When will those cupid stunts ever learn to adopt ///

This I like. A bit of topic, but since we are in a swearing mood. Reminds me of this:

What's the difference between a circus and a bevy of beauties?

One is an array of cunning stunts...

Anonymous said...

Disagree on this.

believe that many criminals - eg a love-crazed jilted man who kills his ex-lover - are not rational people and they do not make rational decisions).

I think that most are rational, like in the case of premediated murder. As for those in crime of passion kind of things, I think it is a case by case basis whether the person is rational or not. And there are physhiatrists who will take the stand to see if one id rational or not, right? Effective deterrent? Well, that is another issue but different countries think differently in this way. Some people are just so bad that if they are imprisoned, they might even be a threat to other prisoners. Of cos, these are extreme cases but in my opinion, death penalty id for these extreme cases.


This I agree.
3. One of the most frightening things about Singapore's laws is that where death has been prescribed as a penalty, thenonce the offence is proven, it leaves no discretion for the judge to mete out ANY other punishment - eg life imprisonment - regardless of any unusual extenuating or mitigating factors in the circumstances of the case

There should not be MANDATORY DEATH sentences. The judge should be given some lattitude here. If a terrorist surrenders or drug trafficker gives up, well, maybe life imprisonment but not death. Should not be mandatory.

But singapore is relatively drug free and perhaps our harsh laws work? So if we dun do drugs, what do we have to fear of this law? And I dun think most of us will go round murdering right? The only worry is if we have been set up and wrongly accused but then, we must have faith that we can prove our innocence. If we do not have faith in the integrity of the legal system in death penalty cases, I think we better migrate soon.

Philip

Anonymous said...

The death penalty is a proven deterrent and in terms of morality, it brings justice and closure to the family and friends of the victim and to society.

It is not about killing people but rather bringing justice and comfort to society and family and friends of the victim.

To do anything less would be cowardly, sanctimonius and irrationally emotional.

It require guts to do the right thing, and sadly, the leftwing ultra-liberal owner of this blog does not have them.

Edgeforall.

Mr Wang Says So said...

Yup, if the Dalai Lama and the Pope are "ultraliberal" and "leftwing", then that would be me as well. We share similar views on the death penalty.

Or maybe that just makes us sanctimonious, hypocritical and intolerant. Just like 99 other countries in the world.

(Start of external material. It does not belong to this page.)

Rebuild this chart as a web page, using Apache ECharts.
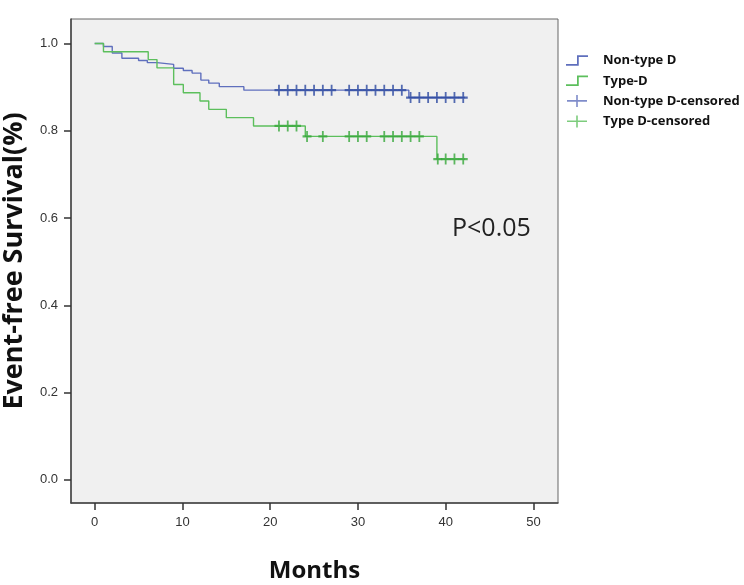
<!DOCTYPE html>
<html>
<head>
<meta charset="utf-8">
<script src="https://cdn.jsdelivr.net/npm/echarts@6/dist/echarts.min.js"></script>
<style>html,body{margin:0;padding:0;background:#fff;}#c{width:744px;height:585px;}</style>
</head>
<body>
<div id="c"></div>
<script>
// Survival step curves (time in months, survival proportion after the event)
const nonTypeDTime = [0, 1, 2, 3.1, 5, 6, 7.1, 9, 10.1, 11.1, 12.1, 13, 14.2, 17, 35.8, 42.2];
const nonTypeDSurv = [1.0, 0.993, 0.978, 0.966, 0.961, 0.956, 0.952, 0.943, 0.938, 0.932, 0.916, 0.909, 0.901, 0.893, 0.876, 0.876];
const typeDTime = [0, 1, 6.1, 7.1, 9, 10.1, 12, 13, 15, 18.1, 24, 39, 42.2];
const typeDSurv = [1.0, 0.981, 0.963, 0.944, 0.906, 0.887, 0.868, 0.849, 0.830, 0.811, 0.787, 0.735, 0.735];
// Censored observations
const nonTypeDCensTime = [21, 22, 23, 24, 25, 26, 27, 29, 30, 31, 32, 33, 34, 35, 36, 37, 38, 39, 40, 41, 42];
const nonTypeDCensSurv = [0.893, 0.893, 0.893, 0.893, 0.893, 0.893, 0.893, 0.893, 0.893, 0.893, 0.893, 0.893, 0.893, 0.893, 0.876, 0.876, 0.876, 0.876, 0.876, 0.876, 0.876];
const typeDCensTime = [21, 22, 23, 24.2, 26, 29, 30, 31, 33, 34, 35, 36, 37, 39.1, 40, 41, 42];
const typeDCensSurv = [0.811, 0.811, 0.811, 0.787, 0.787, 0.787, 0.787, 0.787, 0.787, 0.787, 0.787, 0.787, 0.787, 0.735, 0.735, 0.735, 0.735];
// Axis ticks and labels
const xTicks = [0, 10, 20, 30, 40, 50];
const yTicks = [0, 0.2, 0.4, 0.6, 0.8, 1.0];
const seriesNames = ['Non-type D', 'Type-D', 'Non-type D-censored', 'Type D-censored'];
const pText = 'P<0.05';

const zip = (a, b) => a.map((v, i) => [v, b[i]]);
const blue = '#5f6fbd', green = '#5cbf5c', blueC = '#2c48a0', greenC = '#36a83a';
const stepIcon = 'path://M0,9 L10,9 L10,1 L20,1 L20,2.6 L11.6,2.6 L11.6,10.6 L0,10.6 Z';
const plusIcon = 'path://M0,5 L20,5 L20,6.6 L0,6.6 Z M9.2,0 L10.8,0 L10.8,12 L9.2,12 Z';
const plusSym = 'path://M0,4 L10,4 L10,6 L0,6 Z M4,0 L6,0 L6,10 L4,10 Z';

const chart = echarts.init(document.getElementById('c'), null, {renderer: 'canvas'});
chart.setOption({
  animation: false,
  backgroundColor: '#ffffff',
  grid: {left: 71, right: 186, top: 19, bottom: 82, outerBoundsMode: 'none', containLabel: false,
         show: true, backgroundColor: '#f0f0f0', borderColor: '#666', borderWidth: 1},
  legend: {
    orient: 'vertical', left: 561, top: 49, itemWidth: 22, itemHeight: 12, itemGap: 7.3,
    textStyle: {fontFamily: 'Open Sans', fontWeight: 'bold', fontSize: 13, color: '#111', padding: [0, 0, 0, 10]},
    data: [
      {name: seriesNames[0], icon: stepIcon, itemStyle: {color: blue, borderWidth: 0}},
      {name: seriesNames[1], icon: stepIcon, itemStyle: {color: green, borderWidth: 0}},
      {name: seriesNames[2], icon: plusIcon, itemStyle: {color: blue, borderWidth: 0}},
      {name: seriesNames[3], icon: plusIcon, itemStyle: {color: green, borderWidth: 0}}
    ]
  },
  xAxis: {
    type: 'value', min: -2.7, max: 52.8,
    name: 'Months', nameLocation: 'middle', nameGap: 56,
    nameTextStyle: {fontFamily: 'Open Sans', fontWeight: 'bold', fontSize: 24, color: '#111'},
    axisLine: {show: true, onZero: false, lineStyle: {color: '#444', width: 1.5}},
    axisTick: {show: true, length: 7, customValues: xTicks, lineStyle: {color: '#333', width: 1.5}},
    axisLabel: {customValues: xTicks, fontFamily: 'Liberation Sans', fontSize: 13, color: '#333', margin: 13},
    splitLine: {show: false}
  },
  yAxis: {
    type: 'value', min: -0.053, max: 1.056,
    name: 'Event-free Survival(%)', nameLocation: 'middle', nameGap: 43,
    nameTextStyle: {fontFamily: 'Open Sans', fontWeight: 'bold', fontSize: 27, color: '#111'},
    axisLine: {show: true, onZero: false, lineStyle: {color: '#444', width: 1.5}},
    axisTick: {show: true, length: 7, customValues: yTicks, lineStyle: {color: '#333', width: 1.5}},
    axisLabel: {customValues: yTicks, formatter: v => v.toFixed(1), fontFamily: 'Liberation Sans', fontSize: 13, color: '#333', margin: 13},
    splitLine: {show: false}
  },
  graphic: [{
    type: 'text', x: 452, y: 229,
    style: {text: pText, fontFamily: 'Open Sans', fontSize: 25, fill: '#222', verticalAlign: 'middle'}
  }],
  series: [
    {name: seriesNames[0], type: 'line', step: 'end', showSymbol: false, color: blue,
     lineStyle: {color: blue, width: 1.4}, data: zip(nonTypeDTime, nonTypeDSurv), z: 2},
    {name: seriesNames[1], type: 'line', step: 'end', showSymbol: false, color: green,
     lineStyle: {color: green, width: 1.4}, data: zip(typeDTime, typeDSurv), z: 2},
    {name: seriesNames[2], type: 'scatter', symbol: plusSym, symbolSize: [9, 11], color: blueC,
     itemStyle: {color: blueC}, data: zip(nonTypeDCensTime, nonTypeDCensSurv), z: 3},
    {name: seriesNames[3], type: 'scatter', symbol: plusSym, symbolSize: [9, 11], color: greenC,
     itemStyle: {color: greenC}, data: zip(typeDCensTime, typeDCensSurv), z: 3}
  ]
});
</script>
</body>
</html>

Philip: You have confused the "rational man" in economics with "insanity" in criminal law. Two different concepts. Also, Singapore is not drug-free - not even close. Drug consumption cases form a very large category of criminal convictions in Singapore - to the extent that we need a separate enforcement agency (CNB)and separate prisons to hold the prisoners (DRCs). In fact, if you take a walk around the Sub Courts on any working day, you'll see quite a few cases going on. It has been this way for years and years.